[Task requirements]:
Reproduce all the lines exactly as they stand, apart from the pictures.

━━━━━━

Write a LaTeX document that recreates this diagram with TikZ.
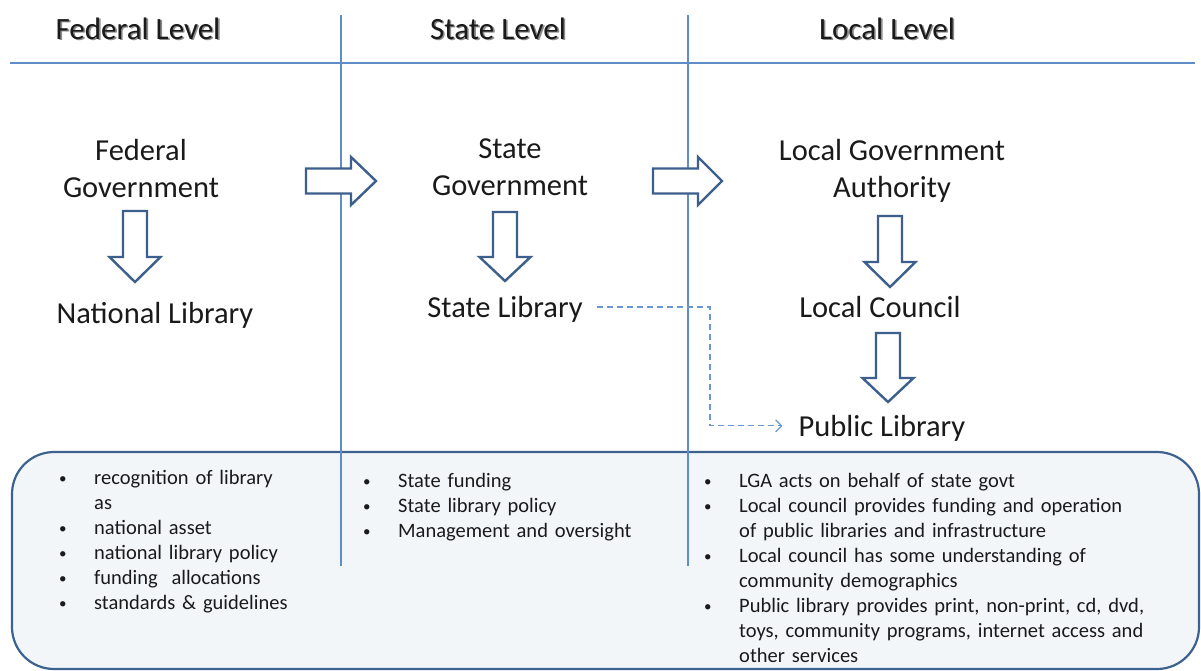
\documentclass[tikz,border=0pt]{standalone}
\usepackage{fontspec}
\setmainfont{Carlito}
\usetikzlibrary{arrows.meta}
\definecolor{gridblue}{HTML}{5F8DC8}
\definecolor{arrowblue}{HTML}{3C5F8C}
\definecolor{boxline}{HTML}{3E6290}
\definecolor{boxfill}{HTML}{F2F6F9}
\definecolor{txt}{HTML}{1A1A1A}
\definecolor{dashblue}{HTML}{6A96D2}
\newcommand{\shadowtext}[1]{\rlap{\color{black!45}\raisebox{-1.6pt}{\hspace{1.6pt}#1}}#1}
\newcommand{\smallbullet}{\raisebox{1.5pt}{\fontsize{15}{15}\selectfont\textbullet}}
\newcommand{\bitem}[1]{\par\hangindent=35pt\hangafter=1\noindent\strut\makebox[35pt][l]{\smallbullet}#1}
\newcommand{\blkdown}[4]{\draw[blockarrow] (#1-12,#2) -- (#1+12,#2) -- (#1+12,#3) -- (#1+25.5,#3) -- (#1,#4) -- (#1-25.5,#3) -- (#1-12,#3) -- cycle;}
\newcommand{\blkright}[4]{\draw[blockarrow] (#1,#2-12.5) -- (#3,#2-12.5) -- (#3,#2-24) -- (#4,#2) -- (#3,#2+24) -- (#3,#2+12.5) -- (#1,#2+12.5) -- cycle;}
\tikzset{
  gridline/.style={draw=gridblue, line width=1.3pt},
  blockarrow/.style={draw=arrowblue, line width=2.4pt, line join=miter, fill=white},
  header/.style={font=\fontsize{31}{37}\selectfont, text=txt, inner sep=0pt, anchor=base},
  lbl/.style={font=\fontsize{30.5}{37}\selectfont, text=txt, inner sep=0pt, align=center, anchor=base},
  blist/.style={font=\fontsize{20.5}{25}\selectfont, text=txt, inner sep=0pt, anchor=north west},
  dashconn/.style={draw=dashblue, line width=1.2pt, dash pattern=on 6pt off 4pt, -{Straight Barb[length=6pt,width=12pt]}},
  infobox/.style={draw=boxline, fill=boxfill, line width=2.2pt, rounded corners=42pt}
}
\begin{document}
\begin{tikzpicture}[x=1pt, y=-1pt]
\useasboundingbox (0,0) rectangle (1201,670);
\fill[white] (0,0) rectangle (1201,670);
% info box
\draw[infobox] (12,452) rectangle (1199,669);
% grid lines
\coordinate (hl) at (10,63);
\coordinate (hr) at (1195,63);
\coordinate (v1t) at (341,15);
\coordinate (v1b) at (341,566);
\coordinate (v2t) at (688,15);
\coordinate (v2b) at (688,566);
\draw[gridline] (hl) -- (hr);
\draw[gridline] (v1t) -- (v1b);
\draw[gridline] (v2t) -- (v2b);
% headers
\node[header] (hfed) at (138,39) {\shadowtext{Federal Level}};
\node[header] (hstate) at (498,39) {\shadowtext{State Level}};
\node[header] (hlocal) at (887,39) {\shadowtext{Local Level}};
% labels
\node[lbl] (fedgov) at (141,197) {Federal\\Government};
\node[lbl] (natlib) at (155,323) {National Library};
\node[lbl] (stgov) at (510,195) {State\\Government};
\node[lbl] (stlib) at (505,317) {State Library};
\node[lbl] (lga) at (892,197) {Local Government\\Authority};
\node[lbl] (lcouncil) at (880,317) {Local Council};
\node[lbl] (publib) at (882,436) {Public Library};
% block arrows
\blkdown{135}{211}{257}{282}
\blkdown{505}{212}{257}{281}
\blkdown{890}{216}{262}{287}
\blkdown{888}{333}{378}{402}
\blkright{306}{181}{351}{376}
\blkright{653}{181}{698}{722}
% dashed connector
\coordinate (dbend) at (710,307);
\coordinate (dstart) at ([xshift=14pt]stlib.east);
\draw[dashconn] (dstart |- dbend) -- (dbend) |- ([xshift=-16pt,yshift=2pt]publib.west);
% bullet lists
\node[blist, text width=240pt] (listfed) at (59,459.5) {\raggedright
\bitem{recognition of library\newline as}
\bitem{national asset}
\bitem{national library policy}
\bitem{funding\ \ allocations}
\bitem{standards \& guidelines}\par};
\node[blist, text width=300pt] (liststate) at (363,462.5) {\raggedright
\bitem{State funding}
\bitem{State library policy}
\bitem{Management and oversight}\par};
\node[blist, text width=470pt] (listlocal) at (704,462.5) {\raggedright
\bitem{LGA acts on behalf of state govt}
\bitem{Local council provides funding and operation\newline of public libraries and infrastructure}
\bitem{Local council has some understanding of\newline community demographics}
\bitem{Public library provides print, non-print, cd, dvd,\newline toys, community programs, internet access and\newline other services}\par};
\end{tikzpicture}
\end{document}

━━━━━━

[Solution to the exercise]:
Write a LaTeX document that recreates this diagram with TikZ.
\documentclass[tikz,border=0pt]{standalone}
\usepackage{fontspec}
\setmainfont{Carlito}
\usetikzlibrary{arrows.meta}
\definecolor{gridblue}{HTML}{5F8DC8}
\definecolor{arrowblue}{HTML}{3C5F8C}
\definecolor{boxline}{HTML}{3E6290}
\definecolor{boxfill}{HTML}{F2F6F9}
\definecolor{txt}{HTML}{1A1A1A}
\definecolor{dashblue}{HTML}{6A96D2}
\newcommand{\shadowtext}[1]{\rlap{\color{black!45}\raisebox{-1.6pt}{\hspace{1.6pt}#1}}#1}
\newcommand{\smallbullet}{\raisebox{1.5pt}{\fontsize{15}{15}\selectfont\textbullet}}
\newcommand{\bitem}[1]{\par\hangindent=35pt\hangafter=1\noindent\strut\makebox[35pt][l]{\smallbullet}#1}
\newcommand{\blkdown}[4]{\draw[blockarrow] (#1-12,#2) -- (#1+12,#2) -- (#1+12,#3) -- (#1+25.5,#3) -- (#1,#4) -- (#1-25.5,#3) -- (#1-12,#3) -- cycle;}
\newcommand{\blkright}[4]{\draw[blockarrow] (#1,#2-12.5) -- (#3,#2-12.5) -- (#3,#2-24) -- (#4,#2) -- (#3,#2+24) -- (#3,#2+12.5) -- (#1,#2+12.5) -- cycle;}
\tikzset{
  gridline/.style={draw=gridblue, line width=1.3pt},
  blockarrow/.style={draw=arrowblue, line width=2.4pt, line join=miter, fill=white},
  header/.style={font=\fontsize{31}{37}\selectfont, text=txt, inner sep=0pt, anchor=base},
  lbl/.style={font=\fontsize{30.5}{37}\selectfont, text=txt, inner sep=0pt, align=center, anchor=base},
  blist/.style={font=\fontsize{20.5}{25}\selectfont, text=txt, inner sep=0pt, anchor=north west},
  dashconn/.style={draw=dashblue, line width=1.2pt, dash pattern=on 6pt off 4pt, -{Straight Barb[length=6pt,width=12pt]}},
  infobox/.style={draw=boxline, fill=boxfill, line width=2.2pt, rounded corners=42pt}
}
\begin{document}
\begin{tikzpicture}[x=1pt, y=-1pt]
\useasboundingbox (0,0) rectangle (1201,670);
\fill[white] (0,0) rectangle (1201,670);
% info box
\draw[infobox] (12,452) rectangle (1199,669);
% grid lines
\coordinate (hl) at (10,63);
\coordinate (hr) at (1195,63);
\coordinate (v1t) at (341,15);
\coordinate (v1b) at (341,566);
\coordinate (v2t) at (688,15);
\coordinate (v2b) at (688,566);
\draw[gridline] (hl) -- (hr);
\draw[gridline] (v1t) -- (v1b);
\draw[gridline] (v2t) -- (v2b);
% headers
\node[header] (hfed) at (138,39) {\shadowtext{Federal Level}};
\node[header] (hstate) at (498,39) {\shadowtext{State Level}};
\node[header] (hlocal) at (887,39) {\shadowtext{Local Level}};
% labels
\node[lbl] (fedgov) at (141,197) {Federal\\Government};
\node[lbl] (natlib) at (155,323) {National Library};
\node[lbl] (stgov) at (510,195) {State\\Government};
\node[lbl] (stlib) at (505,317) {State Library};
\node[lbl] (lga) at (892,197) {Local Government\\Authority};
\node[lbl] (lcouncil) at (880,317) {Local Council};
\node[lbl] (publib) at (882,436) {Public Library};
% block arrows
\blkdown{135}{211}{257}{282}
\blkdown{505}{212}{257}{281}
\blkdown{890}{216}{262}{287}
\blkdown{888}{333}{378}{402}
\blkright{306}{181}{351}{376}
\blkright{653}{181}{698}{722}
% dashed connector
\coordinate (dbend) at (710,307);
\coordinate (dstart) at ([xshift=14pt]stlib.east);
\draw[dashconn] (dstart |- dbend) -- (dbend) |- ([xshift=-16pt,yshift=2pt]publib.west);
% bullet lists
\node[blist, text width=240pt] (listfed) at (59,459.5) {\raggedright
\bitem{recognition of library\newline as}
\bitem{national asset}
\bitem{national library policy}
\bitem{funding\ \ allocations}
\bitem{standards \& guidelines}\par};
\node[blist, text width=300pt] (liststate) at (363,462.5) {\raggedright
\bitem{State funding}
\bitem{State library policy}
\bitem{Management and oversight}\par};
\node[blist, text width=470pt] (listlocal) at (704,462.5) {\raggedright
\bitem{LGA acts on behalf of state govt}
\bitem{Local council provides funding and operation\newline of public libraries and infrastructure}
\bitem{Local council has some understanding of\newline community demographics}
\bitem{Public library provides print, non-print, cd, dvd,\newline toys, community programs, internet access and\newline other services}\par};
\end{tikzpicture}
\end{document}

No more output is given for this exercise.